**Work to complete:** Each line that follows should be printed again exactly as it stands.

**Given data:**
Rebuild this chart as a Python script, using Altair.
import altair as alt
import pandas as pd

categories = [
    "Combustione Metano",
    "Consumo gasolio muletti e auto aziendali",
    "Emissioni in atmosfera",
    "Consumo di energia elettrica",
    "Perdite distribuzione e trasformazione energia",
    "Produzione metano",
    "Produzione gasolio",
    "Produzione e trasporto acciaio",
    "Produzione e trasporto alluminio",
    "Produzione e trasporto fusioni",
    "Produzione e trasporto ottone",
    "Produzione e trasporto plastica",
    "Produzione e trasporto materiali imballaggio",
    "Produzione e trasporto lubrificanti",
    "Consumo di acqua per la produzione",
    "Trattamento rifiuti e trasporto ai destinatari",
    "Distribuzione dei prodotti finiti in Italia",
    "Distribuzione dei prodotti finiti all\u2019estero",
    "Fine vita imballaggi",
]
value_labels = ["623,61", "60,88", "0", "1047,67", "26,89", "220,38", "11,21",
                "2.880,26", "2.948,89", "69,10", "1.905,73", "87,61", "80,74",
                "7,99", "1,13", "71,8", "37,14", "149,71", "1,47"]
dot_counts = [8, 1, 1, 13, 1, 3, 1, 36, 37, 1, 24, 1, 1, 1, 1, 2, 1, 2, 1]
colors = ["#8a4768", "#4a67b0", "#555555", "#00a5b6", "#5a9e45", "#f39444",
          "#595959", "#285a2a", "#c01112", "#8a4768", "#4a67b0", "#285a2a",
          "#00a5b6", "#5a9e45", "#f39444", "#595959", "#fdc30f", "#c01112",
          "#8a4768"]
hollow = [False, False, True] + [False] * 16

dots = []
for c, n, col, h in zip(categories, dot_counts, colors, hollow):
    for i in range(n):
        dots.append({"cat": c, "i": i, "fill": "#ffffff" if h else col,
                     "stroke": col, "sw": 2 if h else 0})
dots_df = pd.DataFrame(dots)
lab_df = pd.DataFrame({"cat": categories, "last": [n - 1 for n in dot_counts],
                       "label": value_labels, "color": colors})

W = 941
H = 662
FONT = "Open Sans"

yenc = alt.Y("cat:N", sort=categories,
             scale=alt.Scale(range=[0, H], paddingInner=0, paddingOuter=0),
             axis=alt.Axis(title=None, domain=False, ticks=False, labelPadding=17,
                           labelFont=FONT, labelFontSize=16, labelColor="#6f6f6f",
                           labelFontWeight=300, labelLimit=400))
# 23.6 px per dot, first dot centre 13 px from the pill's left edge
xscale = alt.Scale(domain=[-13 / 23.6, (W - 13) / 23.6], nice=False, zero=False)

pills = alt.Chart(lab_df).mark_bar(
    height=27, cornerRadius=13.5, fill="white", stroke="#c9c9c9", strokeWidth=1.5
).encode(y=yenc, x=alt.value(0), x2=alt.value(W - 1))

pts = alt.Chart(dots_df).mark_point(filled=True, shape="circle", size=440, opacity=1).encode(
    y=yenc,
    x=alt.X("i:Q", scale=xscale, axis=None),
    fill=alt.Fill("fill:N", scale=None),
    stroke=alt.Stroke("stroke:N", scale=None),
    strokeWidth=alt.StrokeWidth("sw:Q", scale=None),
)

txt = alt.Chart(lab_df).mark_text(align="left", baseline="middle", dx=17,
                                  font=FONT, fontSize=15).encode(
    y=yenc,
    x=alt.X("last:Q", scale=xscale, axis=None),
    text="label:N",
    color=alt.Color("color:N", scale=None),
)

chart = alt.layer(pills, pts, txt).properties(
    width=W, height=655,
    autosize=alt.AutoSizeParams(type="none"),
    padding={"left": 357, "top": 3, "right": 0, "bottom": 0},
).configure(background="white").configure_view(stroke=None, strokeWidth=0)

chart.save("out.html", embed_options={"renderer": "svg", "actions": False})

**Answer to the exercise:**
Rebuild this chart as a Python script, using Altair.
import altair as alt
import pandas as pd

categories = [
    "Combustione Metano",
    "Consumo gasolio muletti e auto aziendali",
    "Emissioni in atmosfera",
    "Consumo di energia elettrica",
    "Perdite distribuzione e trasformazione energia",
    "Produzione metano",
    "Produzione gasolio",
    "Produzione e trasporto acciaio",
    "Produzione e trasporto alluminio",
    "Produzione e trasporto fusioni",
    "Produzione e trasporto ottone",
    "Produzione e trasporto plastica",
    "Produzione e trasporto materiali imballaggio",
    "Produzione e trasporto lubrificanti",
    "Consumo di acqua per la produzione",
    "Trattamento rifiuti e trasporto ai destinatari",
    "Distribuzione dei prodotti finiti in Italia",
    "Distribuzione dei prodotti finiti all\u2019estero",
    "Fine vita imballaggi",
]
value_labels = ["623,61", "60,88", "0", "1047,67", "26,89", "220,38", "11,21",
                "2.880,26", "2.948,89", "69,10", "1.905,73", "87,61", "80,74",
                "7,99", "1,13", "71,8", "37,14", "149,71", "1,47"]
dot_counts = [8, 1, 1, 13, 1, 3, 1, 36, 37, 1, 24, 1, 1, 1, 1, 2, 1, 2, 1]
colors = ["#8a4768", "#4a67b0", "#555555", "#00a5b6", "#5a9e45", "#f39444",
          "#595959", "#285a2a", "#c01112", "#8a4768", "#4a67b0", "#285a2a",
          "#00a5b6", "#5a9e45", "#f39444", "#595959", "#fdc30f", "#c01112",
          "#8a4768"]
hollow = [False, False, True] + [False] * 16

dots = []
for c, n, col, h in zip(categories, dot_counts, colors, hollow):
    for i in range(n):
        dots.append({"cat": c, "i": i, "fill": "#ffffff" if h else col,
                     "stroke": col, "sw": 2 if h else 0})
dots_df = pd.DataFrame(dots)
lab_df = pd.DataFrame({"cat": categories, "last": [n - 1 for n in dot_counts],
                       "label": value_labels, "color": colors})

W = 941
H = 662
FONT = "Open Sans"

yenc = alt.Y("cat:N", sort=categories,
             scale=alt.Scale(range=[0, H], paddingInner=0, paddingOuter=0),
             axis=alt.Axis(title=None, domain=False, ticks=False, labelPadding=17,
                           labelFont=FONT, labelFontSize=16, labelColor="#6f6f6f",
                           labelFontWeight=300, labelLimit=400))
# 23.6 px per dot, first dot centre 13 px from the pill's left edge
xscale = alt.Scale(domain=[-13 / 23.6, (W - 13) / 23.6], nice=False, zero=False)

pills = alt.Chart(lab_df).mark_bar(
    height=27, cornerRadius=13.5, fill="white", stroke="#c9c9c9", strokeWidth=1.5
).encode(y=yenc, x=alt.value(0), x2=alt.value(W - 1))

pts = alt.Chart(dots_df).mark_point(filled=True, shape="circle", size=440, opacity=1).encode(
    y=yenc,
    x=alt.X("i:Q", scale=xscale, axis=None),
    fill=alt.Fill("fill:N", scale=None),
    stroke=alt.Stroke("stroke:N", scale=None),
    strokeWidth=alt.StrokeWidth("sw:Q", scale=None),
)

txt = alt.Chart(lab_df).mark_text(align="left", baseline="middle", dx=17,
                                  font=FONT, fontSize=15).encode(
    y=yenc,
    x=alt.X("last:Q", scale=xscale, axis=None),
    text="label:N",
    color=alt.Color("color:N", scale=None),
)

chart = alt.layer(pills, pts, txt).properties(
    width=W, height=655,
    autosize=alt.AutoSizeParams(type="none"),
    padding={"left": 357, "top": 3, "right": 0, "bottom": 0},
).configure(background="white").configure_view(stroke=None, strokeWidth=0)

chart.save("out.html", embed_options={"renderer": "svg", "actions": False})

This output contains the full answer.